Problem description >> Below are the records; extract from them the line containing "Recreate this image" to the line containing "from matplotlib.lines import Line2D", both lines included, exactly and with no pictures.

Material for this exercise >>
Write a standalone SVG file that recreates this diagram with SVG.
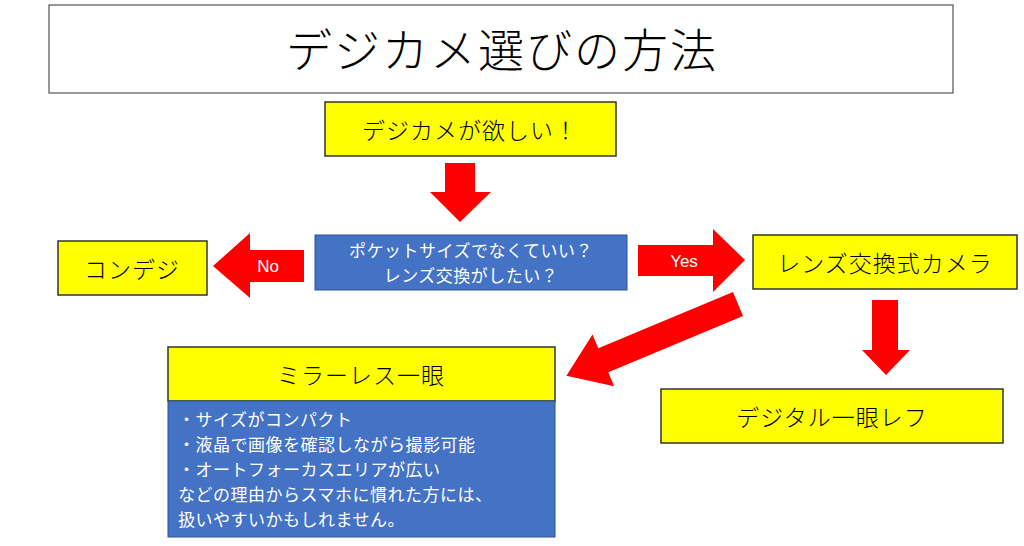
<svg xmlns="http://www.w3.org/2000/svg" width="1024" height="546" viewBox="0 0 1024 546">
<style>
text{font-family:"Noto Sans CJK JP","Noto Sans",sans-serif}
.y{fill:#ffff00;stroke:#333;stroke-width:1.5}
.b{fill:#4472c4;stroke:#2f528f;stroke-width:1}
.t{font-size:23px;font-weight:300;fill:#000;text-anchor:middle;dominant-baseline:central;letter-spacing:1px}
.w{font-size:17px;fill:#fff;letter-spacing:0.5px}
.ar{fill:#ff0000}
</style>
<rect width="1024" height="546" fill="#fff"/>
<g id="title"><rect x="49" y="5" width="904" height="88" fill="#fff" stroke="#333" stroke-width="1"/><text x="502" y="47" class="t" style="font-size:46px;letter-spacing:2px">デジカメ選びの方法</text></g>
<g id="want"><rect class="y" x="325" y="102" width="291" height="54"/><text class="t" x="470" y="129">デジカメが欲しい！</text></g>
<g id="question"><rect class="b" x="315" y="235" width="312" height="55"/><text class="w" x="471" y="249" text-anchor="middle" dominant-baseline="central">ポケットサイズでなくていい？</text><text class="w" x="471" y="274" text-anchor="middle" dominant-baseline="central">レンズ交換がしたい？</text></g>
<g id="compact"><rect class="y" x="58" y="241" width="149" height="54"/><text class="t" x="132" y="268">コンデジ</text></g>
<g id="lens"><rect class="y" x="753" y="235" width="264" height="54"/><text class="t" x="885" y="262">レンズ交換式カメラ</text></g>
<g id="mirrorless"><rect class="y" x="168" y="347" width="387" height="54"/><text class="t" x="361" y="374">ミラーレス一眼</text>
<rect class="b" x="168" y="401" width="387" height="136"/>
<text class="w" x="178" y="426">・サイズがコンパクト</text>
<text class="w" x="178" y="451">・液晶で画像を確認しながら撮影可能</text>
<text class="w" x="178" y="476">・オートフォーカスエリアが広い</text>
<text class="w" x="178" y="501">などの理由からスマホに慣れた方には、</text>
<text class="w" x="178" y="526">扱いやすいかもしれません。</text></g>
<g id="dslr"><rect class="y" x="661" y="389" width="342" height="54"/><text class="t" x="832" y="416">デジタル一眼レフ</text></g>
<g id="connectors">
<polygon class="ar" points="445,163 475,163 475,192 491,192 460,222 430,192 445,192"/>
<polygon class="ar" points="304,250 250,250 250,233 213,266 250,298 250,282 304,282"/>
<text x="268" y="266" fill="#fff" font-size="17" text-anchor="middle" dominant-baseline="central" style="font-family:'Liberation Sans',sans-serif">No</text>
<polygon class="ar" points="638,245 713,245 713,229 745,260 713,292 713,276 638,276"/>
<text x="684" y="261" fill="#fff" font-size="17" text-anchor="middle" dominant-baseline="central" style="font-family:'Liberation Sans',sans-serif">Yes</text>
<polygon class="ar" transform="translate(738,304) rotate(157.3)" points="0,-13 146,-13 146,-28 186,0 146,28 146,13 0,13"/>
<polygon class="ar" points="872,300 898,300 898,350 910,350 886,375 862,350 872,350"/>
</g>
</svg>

* * *

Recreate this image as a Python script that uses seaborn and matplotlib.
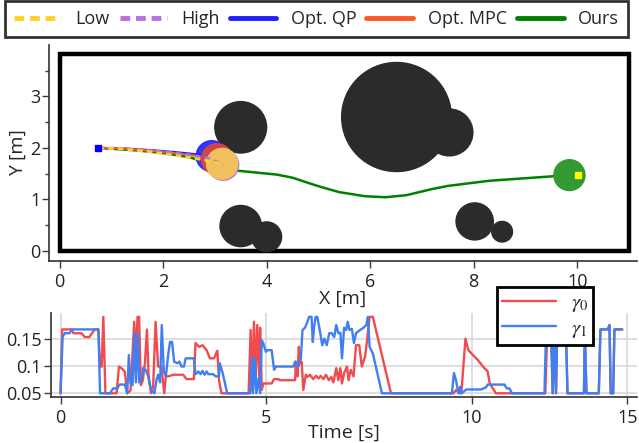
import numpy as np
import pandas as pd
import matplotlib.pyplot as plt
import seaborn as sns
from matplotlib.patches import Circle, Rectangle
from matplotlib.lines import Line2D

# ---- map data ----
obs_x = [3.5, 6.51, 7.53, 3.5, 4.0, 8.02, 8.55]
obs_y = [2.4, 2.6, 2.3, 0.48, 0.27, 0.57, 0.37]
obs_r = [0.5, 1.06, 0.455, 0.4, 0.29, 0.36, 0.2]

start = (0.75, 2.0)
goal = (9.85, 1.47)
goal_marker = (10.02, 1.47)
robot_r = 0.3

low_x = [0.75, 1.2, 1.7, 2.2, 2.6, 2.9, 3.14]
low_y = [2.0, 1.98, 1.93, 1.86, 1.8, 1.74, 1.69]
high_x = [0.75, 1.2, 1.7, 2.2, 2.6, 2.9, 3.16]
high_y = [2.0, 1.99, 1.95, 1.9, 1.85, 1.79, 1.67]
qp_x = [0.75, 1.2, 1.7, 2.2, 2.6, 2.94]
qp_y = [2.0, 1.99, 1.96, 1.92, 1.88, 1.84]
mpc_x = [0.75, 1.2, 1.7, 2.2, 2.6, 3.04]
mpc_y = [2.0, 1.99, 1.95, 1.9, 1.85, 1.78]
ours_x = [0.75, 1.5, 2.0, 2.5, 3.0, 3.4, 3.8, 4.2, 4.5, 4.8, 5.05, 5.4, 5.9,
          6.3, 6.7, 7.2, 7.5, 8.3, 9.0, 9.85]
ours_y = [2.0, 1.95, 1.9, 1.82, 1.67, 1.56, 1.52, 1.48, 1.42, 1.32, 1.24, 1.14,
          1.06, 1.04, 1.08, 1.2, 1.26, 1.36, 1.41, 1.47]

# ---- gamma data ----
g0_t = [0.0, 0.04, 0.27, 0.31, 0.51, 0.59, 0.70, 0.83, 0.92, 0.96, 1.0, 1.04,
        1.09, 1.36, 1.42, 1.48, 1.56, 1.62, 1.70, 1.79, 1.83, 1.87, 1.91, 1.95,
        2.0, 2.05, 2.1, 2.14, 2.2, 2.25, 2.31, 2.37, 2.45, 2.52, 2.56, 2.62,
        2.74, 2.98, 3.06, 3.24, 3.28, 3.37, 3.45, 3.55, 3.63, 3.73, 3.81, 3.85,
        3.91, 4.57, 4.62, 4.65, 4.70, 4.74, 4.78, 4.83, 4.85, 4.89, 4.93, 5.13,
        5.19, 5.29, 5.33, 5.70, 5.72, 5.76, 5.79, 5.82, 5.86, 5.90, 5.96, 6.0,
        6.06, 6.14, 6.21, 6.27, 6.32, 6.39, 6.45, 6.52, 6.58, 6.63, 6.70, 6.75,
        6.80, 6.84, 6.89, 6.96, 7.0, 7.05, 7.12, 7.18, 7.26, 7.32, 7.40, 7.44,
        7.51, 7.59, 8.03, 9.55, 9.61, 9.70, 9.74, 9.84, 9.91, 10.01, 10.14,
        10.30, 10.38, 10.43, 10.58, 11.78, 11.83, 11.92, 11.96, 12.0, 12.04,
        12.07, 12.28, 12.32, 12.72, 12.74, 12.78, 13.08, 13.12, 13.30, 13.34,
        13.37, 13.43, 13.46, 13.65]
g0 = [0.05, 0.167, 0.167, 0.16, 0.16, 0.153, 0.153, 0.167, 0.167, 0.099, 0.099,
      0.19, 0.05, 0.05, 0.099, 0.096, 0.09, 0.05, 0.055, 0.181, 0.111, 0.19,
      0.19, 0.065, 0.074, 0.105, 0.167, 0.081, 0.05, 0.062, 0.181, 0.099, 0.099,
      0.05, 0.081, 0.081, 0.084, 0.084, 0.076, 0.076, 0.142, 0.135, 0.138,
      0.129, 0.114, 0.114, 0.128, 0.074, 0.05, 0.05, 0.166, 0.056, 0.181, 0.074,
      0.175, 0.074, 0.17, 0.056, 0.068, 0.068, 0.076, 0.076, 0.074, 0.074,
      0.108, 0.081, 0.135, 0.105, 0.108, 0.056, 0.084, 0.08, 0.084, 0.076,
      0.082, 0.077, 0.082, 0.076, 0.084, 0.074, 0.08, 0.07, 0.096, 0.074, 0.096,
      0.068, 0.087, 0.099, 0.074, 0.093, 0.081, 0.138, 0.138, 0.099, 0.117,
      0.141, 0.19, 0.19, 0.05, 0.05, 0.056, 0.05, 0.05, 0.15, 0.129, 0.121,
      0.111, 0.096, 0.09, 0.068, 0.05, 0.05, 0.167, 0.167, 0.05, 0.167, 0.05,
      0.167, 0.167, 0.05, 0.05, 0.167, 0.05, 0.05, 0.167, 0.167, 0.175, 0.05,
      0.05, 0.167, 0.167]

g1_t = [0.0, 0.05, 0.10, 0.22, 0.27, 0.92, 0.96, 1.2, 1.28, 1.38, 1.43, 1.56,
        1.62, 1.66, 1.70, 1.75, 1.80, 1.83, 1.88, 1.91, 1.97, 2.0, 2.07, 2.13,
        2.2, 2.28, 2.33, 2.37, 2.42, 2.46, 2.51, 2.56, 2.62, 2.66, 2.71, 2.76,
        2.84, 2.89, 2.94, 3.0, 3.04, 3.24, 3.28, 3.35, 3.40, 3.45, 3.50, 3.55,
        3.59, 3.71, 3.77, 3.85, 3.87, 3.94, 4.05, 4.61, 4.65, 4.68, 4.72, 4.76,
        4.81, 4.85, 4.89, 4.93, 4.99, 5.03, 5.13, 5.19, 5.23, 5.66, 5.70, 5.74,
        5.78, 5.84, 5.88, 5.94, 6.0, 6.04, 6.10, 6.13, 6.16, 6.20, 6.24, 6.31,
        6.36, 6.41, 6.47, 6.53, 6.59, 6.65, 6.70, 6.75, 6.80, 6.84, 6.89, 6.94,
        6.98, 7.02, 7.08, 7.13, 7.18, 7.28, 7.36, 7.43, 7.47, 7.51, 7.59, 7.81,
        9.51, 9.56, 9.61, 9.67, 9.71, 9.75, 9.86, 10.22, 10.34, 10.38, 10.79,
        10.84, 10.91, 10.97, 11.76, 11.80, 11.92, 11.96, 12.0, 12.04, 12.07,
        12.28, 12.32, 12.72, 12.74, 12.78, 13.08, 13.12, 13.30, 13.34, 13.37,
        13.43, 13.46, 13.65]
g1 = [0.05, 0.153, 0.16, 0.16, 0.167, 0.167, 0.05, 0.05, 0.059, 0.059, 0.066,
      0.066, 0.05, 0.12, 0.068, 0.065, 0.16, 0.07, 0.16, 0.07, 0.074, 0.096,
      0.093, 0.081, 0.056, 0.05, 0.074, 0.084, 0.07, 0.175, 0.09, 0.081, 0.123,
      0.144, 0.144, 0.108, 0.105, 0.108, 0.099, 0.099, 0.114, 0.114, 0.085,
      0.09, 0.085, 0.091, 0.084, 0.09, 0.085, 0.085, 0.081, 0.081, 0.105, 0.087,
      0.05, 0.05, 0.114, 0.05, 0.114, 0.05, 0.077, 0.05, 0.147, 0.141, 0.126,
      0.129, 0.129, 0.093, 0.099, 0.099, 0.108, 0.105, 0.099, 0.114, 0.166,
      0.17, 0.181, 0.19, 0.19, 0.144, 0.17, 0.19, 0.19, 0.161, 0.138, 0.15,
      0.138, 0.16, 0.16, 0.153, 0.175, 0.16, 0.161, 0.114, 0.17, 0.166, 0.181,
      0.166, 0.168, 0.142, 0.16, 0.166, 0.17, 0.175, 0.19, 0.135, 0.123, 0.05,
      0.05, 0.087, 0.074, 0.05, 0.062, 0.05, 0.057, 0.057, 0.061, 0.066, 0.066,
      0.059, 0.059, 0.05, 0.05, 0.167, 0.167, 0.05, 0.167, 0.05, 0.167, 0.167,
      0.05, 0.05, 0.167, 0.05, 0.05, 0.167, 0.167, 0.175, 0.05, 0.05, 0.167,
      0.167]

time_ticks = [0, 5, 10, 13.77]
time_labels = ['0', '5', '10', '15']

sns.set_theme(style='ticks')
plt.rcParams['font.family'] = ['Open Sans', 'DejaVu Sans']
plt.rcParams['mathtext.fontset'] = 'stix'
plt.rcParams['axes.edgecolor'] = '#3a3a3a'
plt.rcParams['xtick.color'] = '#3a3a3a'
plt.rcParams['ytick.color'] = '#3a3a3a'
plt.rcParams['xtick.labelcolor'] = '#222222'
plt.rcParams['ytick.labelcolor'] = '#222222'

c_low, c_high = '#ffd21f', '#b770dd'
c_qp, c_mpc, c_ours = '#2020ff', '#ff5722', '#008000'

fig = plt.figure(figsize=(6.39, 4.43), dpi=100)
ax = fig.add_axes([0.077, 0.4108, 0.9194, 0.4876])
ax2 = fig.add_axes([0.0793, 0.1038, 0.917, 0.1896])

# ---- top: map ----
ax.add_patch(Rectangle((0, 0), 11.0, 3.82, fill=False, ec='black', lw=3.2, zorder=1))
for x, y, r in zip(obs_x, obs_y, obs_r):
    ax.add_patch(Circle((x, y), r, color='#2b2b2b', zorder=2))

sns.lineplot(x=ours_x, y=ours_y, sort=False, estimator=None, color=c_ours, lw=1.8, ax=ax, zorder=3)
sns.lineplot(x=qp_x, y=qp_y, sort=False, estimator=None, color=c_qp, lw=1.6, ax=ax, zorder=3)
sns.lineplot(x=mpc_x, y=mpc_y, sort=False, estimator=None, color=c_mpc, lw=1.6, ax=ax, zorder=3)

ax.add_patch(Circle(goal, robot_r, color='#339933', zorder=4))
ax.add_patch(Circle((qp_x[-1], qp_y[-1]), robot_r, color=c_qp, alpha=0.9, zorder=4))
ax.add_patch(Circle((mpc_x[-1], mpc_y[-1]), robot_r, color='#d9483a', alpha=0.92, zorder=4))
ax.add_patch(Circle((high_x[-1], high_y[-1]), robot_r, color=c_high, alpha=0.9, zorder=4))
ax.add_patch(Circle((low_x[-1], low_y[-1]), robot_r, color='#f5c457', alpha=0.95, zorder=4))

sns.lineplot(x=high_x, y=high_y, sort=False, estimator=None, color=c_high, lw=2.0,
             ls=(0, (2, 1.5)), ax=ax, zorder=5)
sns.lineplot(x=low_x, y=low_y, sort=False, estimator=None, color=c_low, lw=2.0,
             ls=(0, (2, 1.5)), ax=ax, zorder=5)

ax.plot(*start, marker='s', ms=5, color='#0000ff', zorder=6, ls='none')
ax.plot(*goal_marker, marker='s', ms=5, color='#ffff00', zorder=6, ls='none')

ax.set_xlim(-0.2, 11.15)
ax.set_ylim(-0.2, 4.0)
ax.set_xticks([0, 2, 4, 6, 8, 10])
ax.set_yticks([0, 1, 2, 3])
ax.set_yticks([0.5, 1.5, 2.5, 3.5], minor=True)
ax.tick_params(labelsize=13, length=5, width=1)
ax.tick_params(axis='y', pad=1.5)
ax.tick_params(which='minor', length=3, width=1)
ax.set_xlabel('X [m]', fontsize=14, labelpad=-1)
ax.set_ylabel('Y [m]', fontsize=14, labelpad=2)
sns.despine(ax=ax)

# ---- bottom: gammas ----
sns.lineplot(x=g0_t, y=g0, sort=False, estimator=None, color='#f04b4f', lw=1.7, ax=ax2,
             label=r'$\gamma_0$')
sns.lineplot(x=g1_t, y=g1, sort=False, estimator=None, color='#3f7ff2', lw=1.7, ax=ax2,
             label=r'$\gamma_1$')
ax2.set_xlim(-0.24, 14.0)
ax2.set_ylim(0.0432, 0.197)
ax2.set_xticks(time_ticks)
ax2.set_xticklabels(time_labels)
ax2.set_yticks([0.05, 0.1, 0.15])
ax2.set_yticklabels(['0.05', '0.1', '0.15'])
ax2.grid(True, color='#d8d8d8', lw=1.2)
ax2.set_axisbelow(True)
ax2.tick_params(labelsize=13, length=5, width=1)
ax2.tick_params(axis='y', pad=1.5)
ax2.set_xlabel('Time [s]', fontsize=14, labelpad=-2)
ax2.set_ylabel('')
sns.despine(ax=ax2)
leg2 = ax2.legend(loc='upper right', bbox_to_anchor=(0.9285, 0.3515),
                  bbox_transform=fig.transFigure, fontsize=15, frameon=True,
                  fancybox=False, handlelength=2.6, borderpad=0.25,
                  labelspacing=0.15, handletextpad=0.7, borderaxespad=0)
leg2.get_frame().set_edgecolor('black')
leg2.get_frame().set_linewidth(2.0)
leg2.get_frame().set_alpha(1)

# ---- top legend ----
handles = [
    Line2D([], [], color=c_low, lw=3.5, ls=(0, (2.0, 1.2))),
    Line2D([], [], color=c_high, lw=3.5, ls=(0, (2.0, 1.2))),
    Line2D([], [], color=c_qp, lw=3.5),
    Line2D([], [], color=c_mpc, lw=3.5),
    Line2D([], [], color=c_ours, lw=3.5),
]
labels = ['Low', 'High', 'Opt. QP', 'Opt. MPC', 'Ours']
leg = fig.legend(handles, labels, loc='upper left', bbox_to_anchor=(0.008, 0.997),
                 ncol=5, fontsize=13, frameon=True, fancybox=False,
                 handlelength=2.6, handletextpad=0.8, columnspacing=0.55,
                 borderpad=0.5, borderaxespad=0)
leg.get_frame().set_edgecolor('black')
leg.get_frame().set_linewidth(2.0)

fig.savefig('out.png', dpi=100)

* * *

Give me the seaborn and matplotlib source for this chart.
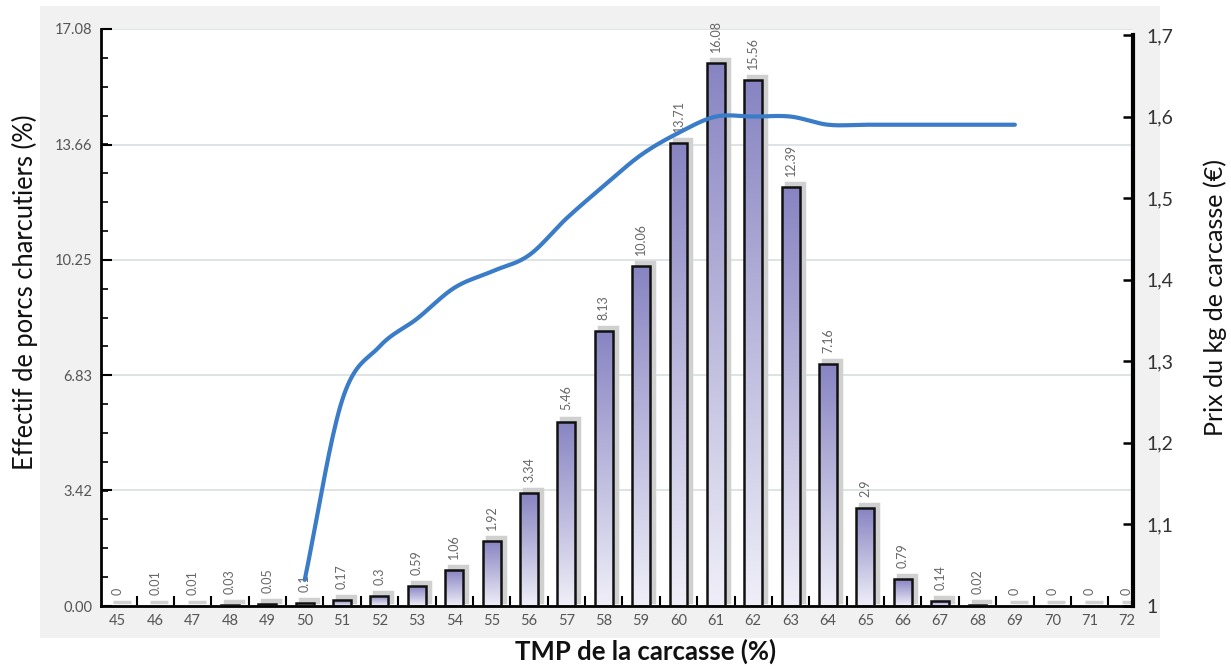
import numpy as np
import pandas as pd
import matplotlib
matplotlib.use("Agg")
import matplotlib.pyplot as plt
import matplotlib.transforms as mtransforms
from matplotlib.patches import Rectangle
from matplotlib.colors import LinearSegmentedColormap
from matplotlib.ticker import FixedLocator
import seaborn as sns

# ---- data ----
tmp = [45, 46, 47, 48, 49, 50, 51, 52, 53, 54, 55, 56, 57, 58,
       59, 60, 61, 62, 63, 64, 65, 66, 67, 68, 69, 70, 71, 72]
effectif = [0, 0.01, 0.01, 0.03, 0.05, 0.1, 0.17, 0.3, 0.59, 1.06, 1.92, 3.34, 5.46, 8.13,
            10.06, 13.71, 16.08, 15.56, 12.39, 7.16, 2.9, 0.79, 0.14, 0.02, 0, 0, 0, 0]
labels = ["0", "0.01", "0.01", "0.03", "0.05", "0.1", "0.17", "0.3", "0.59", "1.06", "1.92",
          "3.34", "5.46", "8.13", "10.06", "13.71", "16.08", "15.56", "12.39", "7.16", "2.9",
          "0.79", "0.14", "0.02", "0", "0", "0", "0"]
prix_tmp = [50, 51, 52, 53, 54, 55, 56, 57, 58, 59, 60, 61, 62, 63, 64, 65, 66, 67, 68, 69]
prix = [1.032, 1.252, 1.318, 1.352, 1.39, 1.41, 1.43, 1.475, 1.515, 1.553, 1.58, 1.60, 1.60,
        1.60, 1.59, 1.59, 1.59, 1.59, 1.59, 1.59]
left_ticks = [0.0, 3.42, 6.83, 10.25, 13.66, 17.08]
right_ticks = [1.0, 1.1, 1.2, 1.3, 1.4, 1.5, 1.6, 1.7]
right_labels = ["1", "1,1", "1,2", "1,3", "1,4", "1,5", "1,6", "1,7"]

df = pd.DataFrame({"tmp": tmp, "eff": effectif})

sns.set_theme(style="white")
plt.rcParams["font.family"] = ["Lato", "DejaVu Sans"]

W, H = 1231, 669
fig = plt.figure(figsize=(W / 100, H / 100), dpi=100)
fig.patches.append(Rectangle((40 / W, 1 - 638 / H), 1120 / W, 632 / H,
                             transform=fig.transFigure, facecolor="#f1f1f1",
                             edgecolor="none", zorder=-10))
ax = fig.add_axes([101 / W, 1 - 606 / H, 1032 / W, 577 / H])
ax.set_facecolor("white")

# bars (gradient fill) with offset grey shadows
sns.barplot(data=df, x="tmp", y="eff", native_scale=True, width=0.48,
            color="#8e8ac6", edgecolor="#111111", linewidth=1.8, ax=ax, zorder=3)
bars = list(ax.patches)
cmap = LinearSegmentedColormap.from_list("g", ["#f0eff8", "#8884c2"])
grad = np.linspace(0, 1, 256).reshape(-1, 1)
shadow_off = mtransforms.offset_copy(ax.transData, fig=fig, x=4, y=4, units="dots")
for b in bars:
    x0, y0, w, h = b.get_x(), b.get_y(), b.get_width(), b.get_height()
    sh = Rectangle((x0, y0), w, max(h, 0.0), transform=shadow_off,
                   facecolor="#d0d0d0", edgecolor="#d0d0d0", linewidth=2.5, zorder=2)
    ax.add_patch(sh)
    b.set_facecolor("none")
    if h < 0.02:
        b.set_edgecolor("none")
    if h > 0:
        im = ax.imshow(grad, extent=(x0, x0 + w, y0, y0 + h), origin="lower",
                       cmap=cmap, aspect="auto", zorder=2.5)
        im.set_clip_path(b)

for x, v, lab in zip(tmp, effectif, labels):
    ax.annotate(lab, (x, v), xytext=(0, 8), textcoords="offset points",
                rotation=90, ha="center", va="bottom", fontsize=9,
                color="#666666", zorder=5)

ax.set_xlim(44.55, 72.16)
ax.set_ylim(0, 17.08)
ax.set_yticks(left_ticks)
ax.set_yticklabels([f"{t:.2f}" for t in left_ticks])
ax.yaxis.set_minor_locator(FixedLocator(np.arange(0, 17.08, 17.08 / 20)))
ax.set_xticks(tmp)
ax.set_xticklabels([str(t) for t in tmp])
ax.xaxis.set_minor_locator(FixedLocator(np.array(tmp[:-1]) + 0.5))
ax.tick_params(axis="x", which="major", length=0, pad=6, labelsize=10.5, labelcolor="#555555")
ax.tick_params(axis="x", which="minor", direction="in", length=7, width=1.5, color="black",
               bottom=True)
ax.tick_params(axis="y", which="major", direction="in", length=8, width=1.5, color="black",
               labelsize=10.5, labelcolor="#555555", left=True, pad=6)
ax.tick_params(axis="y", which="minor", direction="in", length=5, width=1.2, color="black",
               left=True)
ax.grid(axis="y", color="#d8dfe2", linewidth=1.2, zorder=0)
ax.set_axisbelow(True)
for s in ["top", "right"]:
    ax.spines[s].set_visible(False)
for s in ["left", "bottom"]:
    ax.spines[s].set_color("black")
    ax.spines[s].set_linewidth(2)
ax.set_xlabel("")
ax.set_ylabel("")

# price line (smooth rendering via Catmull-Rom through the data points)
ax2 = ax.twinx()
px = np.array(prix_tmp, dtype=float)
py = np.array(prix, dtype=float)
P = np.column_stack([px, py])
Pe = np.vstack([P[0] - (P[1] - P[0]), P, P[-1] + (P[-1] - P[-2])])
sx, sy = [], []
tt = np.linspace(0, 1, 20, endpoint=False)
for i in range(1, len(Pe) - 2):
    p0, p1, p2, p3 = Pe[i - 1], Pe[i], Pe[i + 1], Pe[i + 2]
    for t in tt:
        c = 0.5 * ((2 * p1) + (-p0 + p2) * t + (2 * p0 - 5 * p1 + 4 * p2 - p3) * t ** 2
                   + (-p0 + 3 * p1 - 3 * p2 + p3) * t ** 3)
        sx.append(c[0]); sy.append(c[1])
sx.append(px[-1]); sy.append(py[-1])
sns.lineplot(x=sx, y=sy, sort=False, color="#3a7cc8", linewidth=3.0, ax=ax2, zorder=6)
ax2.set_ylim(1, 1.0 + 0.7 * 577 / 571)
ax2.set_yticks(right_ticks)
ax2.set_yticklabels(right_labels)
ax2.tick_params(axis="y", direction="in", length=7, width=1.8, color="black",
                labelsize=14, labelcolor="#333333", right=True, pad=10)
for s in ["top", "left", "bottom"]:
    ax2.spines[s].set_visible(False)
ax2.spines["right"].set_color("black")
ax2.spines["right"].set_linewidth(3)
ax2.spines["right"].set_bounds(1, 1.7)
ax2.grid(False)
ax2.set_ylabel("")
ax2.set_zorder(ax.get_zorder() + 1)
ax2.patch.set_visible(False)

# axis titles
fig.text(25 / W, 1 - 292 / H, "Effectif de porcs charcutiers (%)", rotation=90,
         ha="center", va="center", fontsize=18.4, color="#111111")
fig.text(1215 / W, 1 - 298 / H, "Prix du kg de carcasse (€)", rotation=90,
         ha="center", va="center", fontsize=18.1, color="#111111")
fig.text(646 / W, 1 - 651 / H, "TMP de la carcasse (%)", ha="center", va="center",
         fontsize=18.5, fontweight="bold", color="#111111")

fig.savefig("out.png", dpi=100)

Problem solution >>
Recreate this image as a Python script that uses seaborn and matplotlib.
import numpy as np
import pandas as pd
import matplotlib.pyplot as plt
import seaborn as sns
from matplotlib.patches import Circle, Rectangle
from matplotlib.lines import Line2D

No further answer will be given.